Aurasma Lite allows you to create and view augmented reality tags, or Auras as they are called, in the world around you. The app allows you to create your own tag with premade Auras provided in the app (Aurasma animation, images or 3D models), or leave your own photo or movie file from your photo stream.

There are two options for making an Aura with the app, regular and local (published in a channel). A regular Aura is usually connected to an image that you place the Aura on.  You can then share that Aura through social media or email.  When someone clicks on the Aura link they can see your tag if they have the same image. A quick example would be leaving an Aura on a newspaper photo.

A local Aura is placed in a physical location.  This is great for creating tags for schools, or museums.  The difference is that the user makes a channel to share the Auras left at that location.

Aurasma also has a studio to create layered Auras.  The picture in the “Why I like it” section will give you an example of how the studio works.

Why I like it:

Steps to View:

1.Download the Aurasma Lite app.

2. Create an account.

3. Search for  “Jamey Boelhower ” with the search option and subscribe to my channel.

4. Point mobile device at the picture below to activate the Auras.

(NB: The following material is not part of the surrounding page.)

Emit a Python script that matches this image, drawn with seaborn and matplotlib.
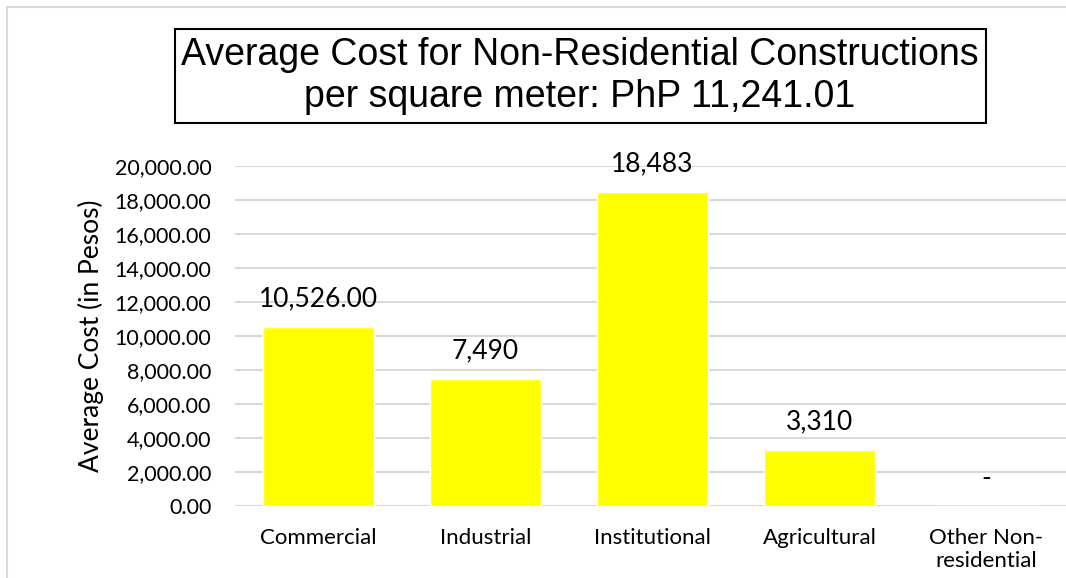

Double tap the video to go full screen, tap the A to go to Aurasma’s site, and tap the Twitter icon to see my profile. Video was made with ScreenChomp.

Try to have iPhone in the full screen, might have to move your device to start the Auras.

Use in the classroom:

I think the power of Aurasma for educators is in the studio creation of Auras.  Below is an example of content I have tagged in a social studies book.

Map of Mayan Civilization

Auras include video and picture of temple.

Like the location Auras, the studio allows you to have a channel that you can update at anytime.  You can leave instructional videos, websites, and other material tagged in traditional books.  Many students use the calculator on their phone to do math problems, imagine, though, that they can review a lesson because it is tagged to an image in their textbook.

Using the app to create Auras can be a great way to make posters or bulletin boards interactive in the classroom.  Students can make review videos for books and leave Auras on book covers.  There are some many ways to use Aurasma in the classroom.